GenAI installation fails with the error connecting to the Postgres DB and you would see ai-server job failing on the controller VM with a similar error as below:
cat ai-server.stdout.log | grep ERROR | grep 'request timed out' | head -1
10:49:50.660 [tomcat-handler-34] ERROR o.h.e.jdbc.spi.SqlExceptionHelper - HikariPool-1 - Connection is not available, request timed out after 30000ms (total=0, active=0, idle=0, waiting=0)
cat ai-server.stdout.log | grep ERROR | grep 'request timed out' | tail -1
13:16:46.560 [tomcat-handler-278] ERROR o.h.e.jdbc.spi.SqlExceptionHelper - HikariPool-1 - Connection is not available, request timed out after 30000ms (total=0, active=0, idle=0, waiting=0)
This can happen if there is a connectivity issue to the Postgres DB from GenAI deployment network or if there is an issue with DNS resolution of the Postgres hostname from the controller VM, below steps can be performed to troubleshoot and scope this issue.
1) Run cf cli and target genai space and run the below command
cf services
Take the SI name and then fetch the service key using the below command
cf service-key <SI-name> <SI-Key>
Make sure to replace the SI name and Key as per your environment.

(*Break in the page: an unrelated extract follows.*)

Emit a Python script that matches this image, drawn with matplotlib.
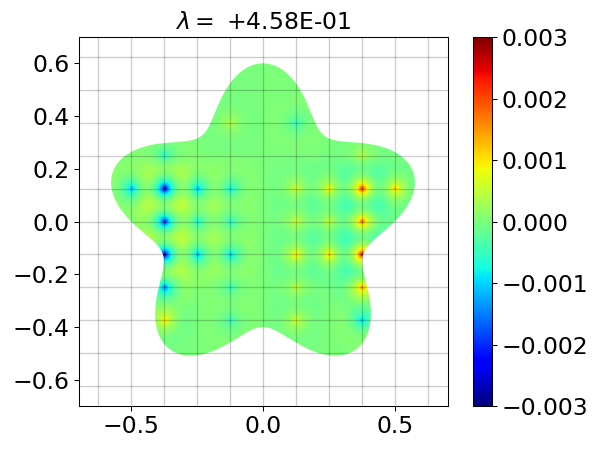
import numpy as np
import matplotlib
matplotlib.use('Agg')
import matplotlib.pyplot as plt
from matplotlib.path import Path
from matplotlib.patches import PathPatch

plt.rcParams['font.size'] = 18

# eigenvalue shown in the title
lam = 4.58e-01

# star shaped domain r(theta) = r0 + dr*sin(5 theta)
r0 = 0.5
dr = 0.1

# nodal spots on the 0.125 grid: grid index (i, j) and peak value (x 1e-3)
h = 0.125
spot_i = [-4, -3, -2, -1, 1, 2, 3, 4,
          -3, 3,
          -1, 1,
          -3, -2, -1, 1, 2, 3,
          -3, -2, -1, 1, 2, 3,
          -3, -1, 1, 3,
          -3, -1, 1, 3]
spot_j = [1, 1, 1, 1, 1, 1, 1, 1,
          2, 2,
          3, 3,
          0, 0, 0, 0, 0, 0,
          -1, -1, -1, -1, -1, -1,
          -2, -2, -2, -2,
          -3, -3, -3, -3]
spot_amp = [-1.5, -3.0, -1.5, -1.0, 0.8, 1.2, 2.6, 1.5,
            -0.8, 0.6,
            0.5, -0.6,
            -2.6, -1.0, -0.8, 0.8, 0.8, 2.2,
            -3.0, -1.5, -1.3, 1.3, 1.5, 3.0,
            -1.8, -0.6, 0.6, 1.8,
            1.2, -0.6, 0.8, -1.2]

vmin, vmax = -0.003, 0.003

fig = plt.figure(figsize=(6.4, 4.8), dpi=93.75)
ax = fig.add_axes([78/600, 44/450, 370/600, 369/450])
cax = fig.add_axes([473/600, 44/450, 19/600, 369/450])

n = 700
xs = np.linspace(-0.7, 0.7, n)
X, Y = np.meshgrid(xs, xs)
F = np.zeros_like(X)
for i, j, a in zip(spot_i, spot_j, spot_amp):
    R = np.hypot(X - i*h, Y - j*h)
    F += a*1e-3*(0.65*np.exp(-R/0.01) + 0.35*np.exp(-(R/0.04)**2)
                 - 0.06*np.exp(-((R - 0.085)/0.035)**2))

im = ax.imshow(F, extent=(-0.7, 0.7, -0.7, 0.7), origin='lower', cmap='jet',
               vmin=vmin, vmax=vmax, interpolation='bilinear')
theta = np.linspace(0, 2*np.pi, 721)
r = r0 + dr*np.sin(5*theta)
path = Path(np.column_stack([r*np.cos(theta), r*np.sin(theta)]))
patch = PathPatch(path, fc='none', ec='none', transform=ax.transData)
ax.add_patch(patch)
im.set_clip_path(patch)

for k in range(-5, 6):
    ax.axvline(k*h, color='k', alpha=0.2, lw=1)
    ax.axhline(k*h, color='k', alpha=0.2, lw=1)

ax.set_xlim(-0.7, 0.7)
ax.set_ylim(-0.7, 0.7)
ax.set_aspect('equal')
ax.set_xticks([-0.5, 0.0, 0.5])
ax.set_yticks([-0.6, -0.4, -0.2, 0.0, 0.2, 0.4, 0.6])
ax.set_title(r'$\lambda=$ ' + '%+.2E' % lam, fontsize=18)

cb = fig.colorbar(im, cax=cax)
cb.set_ticks([-0.003, -0.002, -0.001, 0.0, 0.001, 0.002, 0.003])

fig.savefig('out.png', dpi=93.75)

2) You will get the DB credentials like similar output
{
"credentials": {
"db": "postgres",
"hosts": [
"q-s0.postgres-instance.infra.service-instance-04d4ba53-7740-40a7-b402-1a4bb41da825.bosh"
],
"jdbcUrl": "jdbc:postgresql://q-s0.postgres-instance.infra.service-instance-04d4ba53-7740-40a7-b402-1a4bb41da825.bosh:5432/postgres?user=pgadmin&password=5zRHRAX0QJDsLJGawOhu80vR3fTnAs",
"password": "5zRHRAX0QJDsLJGawOhu80vR3fTnAs",
"port": 5432,
"primary_host": "04d4ba53-7740-40a7-b402-1a4bb41da825.postgres.service.internal",
"uri": "postgresql://pgadmin:5zRHRAX0QJDsLJGawOhu80vR3fTnAs@q-s0.postgres-instance.infra.service-instance-04d4ba53-7740-40a7-b402-1a4bb41da825.bosh:5432/postgres",
"user": "pgadmin"
}
}
3) ssh to the controller VM in the GenAI deployment using bosh cli and then run the following commands to check the network connectivity
nc -vz q-s0.postgres-instance.infra.service-instance-04d4ba53-7740-40a7-b402-1a4bb41da825.bosh 5432
q-s0.postgres-instance.infra.service-instance-04d4ba53-7740-40a7-b402-1a4bb41da825.bosh is the host mentioned in this example, make sure to replace accordingly.
If it's a connectivity issue, you can allow the same in your firewall or routers and if the Postgres is also a tile then the DNS resolution fails then you need to check the Bosh-DNS.
If it's a DNS resolution issue, you can check if the Bosh-DNS certs are not expired and if cert rotation has been performed if the new certs are pushed to all the VMs and then rerun the Apply changes on the GenAI tile.